Peggy and Sue

It was another gorgeous sunny cold day in Portland, but we still weren’t up to a walk or much time outside in the wind. So we went to see a fascinating documentary, Peggy Guggenheim: Art Addict. 

Guggenheim was a woman of unimaginable privilege, but she found bourgeois life boring and built a place for herself among artists, misfits, and rebels. She was a generous patron and in many ways a visionary, and yet the sense of her that comes across in the film is of aching loneliness. Men--she seemed hungry for their attention and approval--exploited her. She had few friends. Her children were difficult and her daughter committed suicide. The names of her lovers and proteges are the names of all the great men (and a few women) of 20th century art.
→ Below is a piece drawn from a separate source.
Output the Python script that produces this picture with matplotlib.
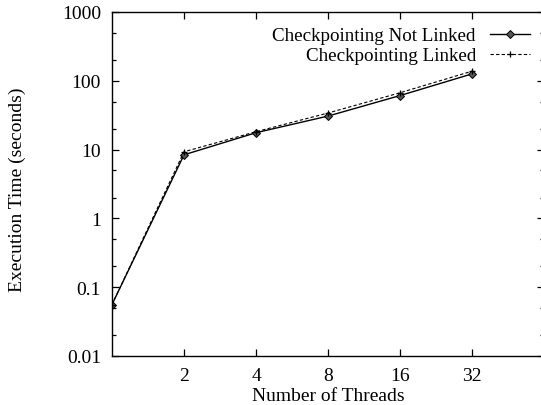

She encouraged genius, she sat in on some of the most creative conversations of her time, and she rescued and promoted people we might never have known about, without her. But was she ever seen and loved? We left the theatre feeling love for her, which is a testament to the skillful filmmaking of Lisa Immordino Vreeland.

After the film we went for a late lunch, got a window table, and I made a series of portraits of Sue. Portraiture is invasive. It intrudes. It breaks in on intimacy and transgresses on privacy. But I think Sally Mann is right: “If transgression is at the very heart of photographic portraiture, then the ideal outcome--beauty, communion, honesty, and empathy--mitigates the offense” (Hold Still, p. 293).